[Begin Supplied material]

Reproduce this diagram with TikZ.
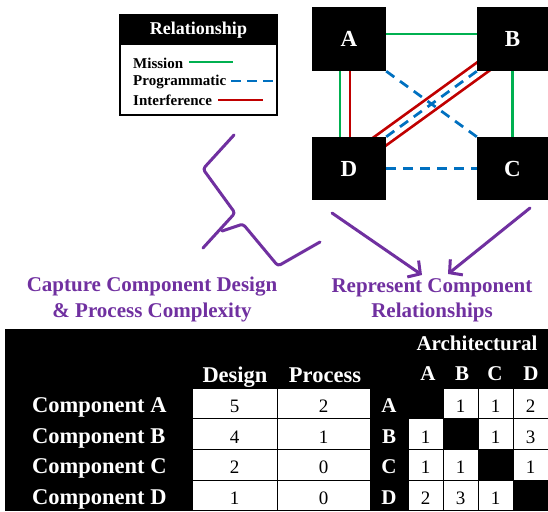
\documentclass[tikz,border=0pt]{standalone}
\usepackage{fontspec}
\setmainfont{Liberation Serif}
\usetikzlibrary{arrows.meta}
\definecolor{mgreen}{HTML}{00B050}
\definecolor{mblue}{HTML}{0070C0}
\definecolor{mred}{HTML}{C00000}
\definecolor{mpurple}{HTML}{7030A0}
\pgfdeclarelayer{bg}
\pgfsetlayers{bg,main}
\begin{document}
\begin{tikzpicture}[x=1pt,y=-1pt,
  comp/.style={fill=black, text=white, font=\bfseries\fontsize{23}{25}\selectfont, minimum width=74pt, minimum height=64pt, inner sep=0pt},
  mission/.style={draw=mgreen, line width=2.75pt},
  prog/.style={draw=mblue, line width=2.75pt, dash pattern=on 10pt off 7pt},
  interf/.style={draw=mred, line width=2.75pt},
  purp/.style={draw=mpurple, line width=3pt, line cap=round, line join=round},
  parrow/.style={purp, -{Straight Barb[length=9pt,width=20pt]}},
  legtxt/.style={font=\bfseries\fontsize{15}{16}\selectfont, inner sep=0pt, anchor=west},
  ptxt/.style={text=mpurple, font=\bfseries\fontsize{21}{25.5}\selectfont, align=center, inner sep=0pt},
  wlab/.style={text=white, font=\bfseries\fontsize{22.5}{24}\selectfont, inner sep=0pt},
  alab/.style={text=white, font=\bfseries\fontsize{21}{23}\selectfont, inner sep=0pt, anchor=base},
  cell/.style={draw=black, fill=white, line width=1pt, inner sep=0pt, minimum height=30.75pt,
               text height=18pt, text depth=0pt, font=\fontsize{19}{21}\selectfont},
  dcell/.style={cell, minimum width=85pt},
  pcell/.style={cell, minimum width=93pt},
  acell/.style={cell, minimum width=35pt}
]
\useasboundingbox (0,0) rectangle (548,511);

% ---------- component boxes ----------
\node[comp] (A) at (349,39) {A};
\node[comp, minimum width=71pt] (B) at (512.5,39) {B};
\node[comp, minimum height=63pt] (D) at (349,168.5) {D};
\node[comp, minimum width=71pt, minimum height=63pt] (C) at (512.5,168.5) {C};

% ---------- relationships ----------
\begin{pgfonlayer}{bg}
\draw[interf, double=white, double distance=11pt, shorten <=-16pt, shorten >=-16pt] (D.north east) -- (B.south west);
\end{pgfonlayer}
\draw[prog] (D.north east) -- (B.south west);
\draw[prog] (A.south east) -- (C.north west);
\draw[mission] ([yshift=5pt]A.east) -- ([yshift=5pt]B.west);
\draw[mission] ([xshift=-9pt]A.south) -- ([xshift=-9pt]D.north);
\draw[interf] ([xshift=1pt]A.south) -- ([xshift=1pt]D.north);
\draw[mission] (B.south) -- (C.north);
\draw[prog] (D.east) -- (C.west);

% ---------- legend ----------
\node[fill=black, minimum width=157pt, minimum height=30pt, inner sep=0pt, text=white,
      font=\bfseries\fontsize{18}{20}\selectfont] (legh) at (198.5,30) {Relationship};
\node[draw=black, line width=2.5pt, minimum width=157pt, minimum height=100pt, inner sep=0pt] (leg) at (198.5,65) {};
\node[legtxt] (lm) at (133,63) {Mission};
\node[legtxt] (lp) at (133,82) {Programmatic};
\node[legtxt] (li) at (133,100.5) {Interference};
\draw[mission] ([xshift=6pt,yshift=1pt]lm.east) -- ++(44,0);
\draw[prog, dash pattern=on 10pt off 6pt] ([xshift=5pt,yshift=1pt]lp.east) -- ++(45,0);
\draw[interf] ([xshift=6pt,yshift=0.5pt]li.east) -- ++(45,0);

% ---------- purple scribble and arrows ----------
\coordinate (z1) at (234,135);
\coordinate (z2) at (203,169);
\coordinate (z3) at (235,213);
\coordinate (z4) at (203,248);
\coordinate (w1) at (222,231);
\coordinate (w2) at (243,224);
\coordinate (w3) at (278,266);
\coordinate (w4) at (320,242);
\draw[purp, rounded corners=3pt] (z1) -- (z2) -- (z3) -- (z4);
\draw[purp, rounded corners=3pt] (w1) -- (w2) -- (w3) -- (w4);

\node[ptxt] (cap) at (152,299.5) {Capture Component Design\\\& Process Complexity};
\node[ptxt] (rep) at (432,300.5) {Represent Component\\Relationships};

\coordinate (r1) at (332,213);
\coordinate (r1e) at (422,275);
\coordinate (r2) at (530,208);
\coordinate (r2e) at (448,274);
\draw[parrow] (r1) -- (r1e);
\draw[parrow] (r2) -- (r2e);

% ---------- table ----------
\node[fill=black, minimum width=543pt, minimum height=182pt, inner sep=0pt, anchor=north west] (tbl) at (5,329) {};

\node[alab] (arch) at (477,350) {Architectural};
\node[wlab, anchor=base] (hd) at (235,382) {Design};
\node[wlab, anchor=base] (hp) at (325,382) {Process};
\node[alab] (ca) at (428,380) {A};
\node[alab] (cb) at (462,380) {B};
\node[alab] (cc) at (495,380) {C};
\node[alab] (cd) at (531,380) {D};

\node[wlab, anchor=base west] (ra) at (32,412) {Component A};
\node[wlab, anchor=base west] (rb) at (32,443) {Component B};
\node[wlab, anchor=base west] (rc) at (32,473.5) {Component C};
\node[wlab, anchor=base west] (rd) at (32,504) {Component D};

\node[dcell] (d1) at (234.5,403.4) {5};
\node[dcell] (d2) at (234.5,434.1) {4};
\node[dcell] (d3) at (234.5,464.9) {2};
\node[dcell] (d4) at (234.5,495.6) {1};
\node[pcell] (p1) at (323.5,403.4) {2};
\node[pcell] (p2) at (323.5,434.1) {1};
\node[pcell] (p3) at (323.5,464.9) {0};
\node[pcell] (p4) at (323.5,495.6) {0};

\node[alab] (la) at (389,412) {A};
\node[alab] (lb) at (389,443) {B};
\node[alab] (lc) at (389,473.5) {C};
\node[alab] (ld) at (389,504) {D};

% row A
\node[acell] (mab) at (460.5,403.4) {1};
\node[acell] (mac) at (495.5,403.4) {1};
\node[acell] (mad) at (530.5,403.4) {2};
% row B
\node[acell] (mba) at (425.5,434.1) {1};
\node[acell] (mbc) at (495.5,434.1) {1};
\node[acell] (mbd) at (530.5,434.1) {3};
% row C
\node[acell] (mca) at (425.5,464.9) {1};
\node[acell] (mcb) at (460.5,464.9) {1};
\node[acell] (mcd) at (530.5,464.9) {1};
% row D
\node[acell] (mda) at (425.5,495.6) {2};
\node[acell] (mdb) at (460.5,495.6) {3};
\node[acell] (mdc) at (495.5,495.6) {1};
\end{tikzpicture}
\end{document}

[End Supplied material]

■ **What the exercise asks**:
Give an exact reproduction of every line, leaving out any picture.

■ **Written solution**:
Reproduce this diagram with TikZ.
\documentclass[tikz,border=0pt]{standalone}
\usepackage{fontspec}
\setmainfont{Liberation Serif}
\usetikzlibrary{arrows.meta}
\definecolor{mgreen}{HTML}{00B050}
\definecolor{mblue}{HTML}{0070C0}
\definecolor{mred}{HTML}{C00000}
\definecolor{mpurple}{HTML}{7030A0}
\pgfdeclarelayer{bg}
\pgfsetlayers{bg,main}
\begin{document}
\begin{tikzpicture}[x=1pt,y=-1pt,
  comp/.style={fill=black, text=white, font=\bfseries\fontsize{23}{25}\selectfont, minimum width=74pt, minimum height=64pt, inner sep=0pt},
  mission/.style={draw=mgreen, line width=2.75pt},
  prog/.style={draw=mblue, line width=2.75pt, dash pattern=on 10pt off 7pt},
  interf/.style={draw=mred, line width=2.75pt},
  purp/.style={draw=mpurple, line width=3pt, line cap=round, line join=round},
  parrow/.style={purp, -{Straight Barb[length=9pt,width=20pt]}},
  legtxt/.style={font=\bfseries\fontsize{15}{16}\selectfont, inner sep=0pt, anchor=west},
  ptxt/.style={text=mpurple, font=\bfseries\fontsize{21}{25.5}\selectfont, align=center, inner sep=0pt},
  wlab/.style={text=white, font=\bfseries\fontsize{22.5}{24}\selectfont, inner sep=0pt},
  alab/.style={text=white, font=\bfseries\fontsize{21}{23}\selectfont, inner sep=0pt, anchor=base},
  cell/.style={draw=black, fill=white, line width=1pt, inner sep=0pt, minimum height=30.75pt,
               text height=18pt, text depth=0pt, font=\fontsize{19}{21}\selectfont},
  dcell/.style={cell, minimum width=85pt},
  pcell/.style={cell, minimum width=93pt},
  acell/.style={cell, minimum width=35pt}
]
\useasboundingbox (0,0) rectangle (548,511);

% ---------- component boxes ----------
\node[comp] (A) at (349,39) {A};
\node[comp, minimum width=71pt] (B) at (512.5,39) {B};
\node[comp, minimum height=63pt] (D) at (349,168.5) {D};
\node[comp, minimum width=71pt, minimum height=63pt] (C) at (512.5,168.5) {C};

% ---------- relationships ----------
\begin{pgfonlayer}{bg}
\draw[interf, double=white, double distance=11pt, shorten <=-16pt, shorten >=-16pt] (D.north east) -- (B.south west);
\end{pgfonlayer}
\draw[prog] (D.north east) -- (B.south west);
\draw[prog] (A.south east) -- (C.north west);
\draw[mission] ([yshift=5pt]A.east) -- ([yshift=5pt]B.west);
\draw[mission] ([xshift=-9pt]A.south) -- ([xshift=-9pt]D.north);
\draw[interf] ([xshift=1pt]A.south) -- ([xshift=1pt]D.north);
\draw[mission] (B.south) -- (C.north);
\draw[prog] (D.east) -- (C.west);

% ---------- legend ----------
\node[fill=black, minimum width=157pt, minimum height=30pt, inner sep=0pt, text=white,
      font=\bfseries\fontsize{18}{20}\selectfont] (legh) at (198.5,30) {Relationship};
\node[draw=black, line width=2.5pt, minimum width=157pt, minimum height=100pt, inner sep=0pt] (leg) at (198.5,65) {};
\node[legtxt] (lm) at (133,63) {Mission};
\node[legtxt] (lp) at (133,82) {Programmatic};
\node[legtxt] (li) at (133,100.5) {Interference};
\draw[mission] ([xshift=6pt,yshift=1pt]lm.east) -- ++(44,0);
\draw[prog, dash pattern=on 10pt off 6pt] ([xshift=5pt,yshift=1pt]lp.east) -- ++(45,0);
\draw[interf] ([xshift=6pt,yshift=0.5pt]li.east) -- ++(45,0);

% ---------- purple scribble and arrows ----------
\coordinate (z1) at (234,135);
\coordinate (z2) at (203,169);
\coordinate (z3) at (235,213);
\coordinate (z4) at (203,248);
\coordinate (w1) at (222,231);
\coordinate (w2) at (243,224);
\coordinate (w3) at (278,266);
\coordinate (w4) at (320,242);
\draw[purp, rounded corners=3pt] (z1) -- (z2) -- (z3) -- (z4);
\draw[purp, rounded corners=3pt] (w1) -- (w2) -- (w3) -- (w4);

\node[ptxt] (cap) at (152,299.5) {Capture Component Design\\\& Process Complexity};
\node[ptxt] (rep) at (432,300.5) {Represent Component\\Relationships};

\coordinate (r1) at (332,213);
\coordinate (r1e) at (422,275);
\coordinate (r2) at (530,208);
\coordinate (r2e) at (448,274);
\draw[parrow] (r1) -- (r1e);
\draw[parrow] (r2) -- (r2e);

% ---------- table ----------
\node[fill=black, minimum width=543pt, minimum height=182pt, inner sep=0pt, anchor=north west] (tbl) at (5,329) {};

\node[alab] (arch) at (477,350) {Architectural};
\node[wlab, anchor=base] (hd) at (235,382) {Design};
\node[wlab, anchor=base] (hp) at (325,382) {Process};
\node[alab] (ca) at (428,380) {A};
\node[alab] (cb) at (462,380) {B};
\node[alab] (cc) at (495,380) {C};
\node[alab] (cd) at (531,380) {D};

\node[wlab, anchor=base west] (ra) at (32,412) {Component A};
\node[wlab, anchor=base west] (rb) at (32,443) {Component B};
\node[wlab, anchor=base west] (rc) at (32,473.5) {Component C};
\node[wlab, anchor=base west] (rd) at (32,504) {Component D};

\node[dcell] (d1) at (234.5,403.4) {5};
\node[dcell] (d2) at (234.5,434.1) {4};
\node[dcell] (d3) at (234.5,464.9) {2};
\node[dcell] (d4) at (234.5,495.6) {1};
\node[pcell] (p1) at (323.5,403.4) {2};
\node[pcell] (p2) at (323.5,434.1) {1};
\node[pcell] (p3) at (323.5,464.9) {0};
\node[pcell] (p4) at (323.5,495.6) {0};

\node[alab] (la) at (389,412) {A};
\node[alab] (lb) at (389,443) {B};
\node[alab] (lc) at (389,473.5) {C};
\node[alab] (ld) at (389,504) {D};

% row A
\node[acell] (mab) at (460.5,403.4) {1};
\node[acell] (mac) at (495.5,403.4) {1};
\node[acell] (mad) at (530.5,403.4) {2};
% row B
\node[acell] (mba) at (425.5,434.1) {1};
\node[acell] (mbc) at (495.5,434.1) {1};
\node[acell] (mbd) at (530.5,434.1) {3};
% row C
\node[acell] (mca) at (425.5,464.9) {1};
\node[acell] (mcb) at (460.5,464.9) {1};
\node[acell] (mcd) at (530.5,464.9) {1};
% row D
\node[acell] (mda) at (425.5,495.6) {2};
\node[acell] (mdb) at (460.5,495.6) {3};
\node[acell] (mdc) at (495.5,495.6) {1};
\end{tikzpicture}
\end{document}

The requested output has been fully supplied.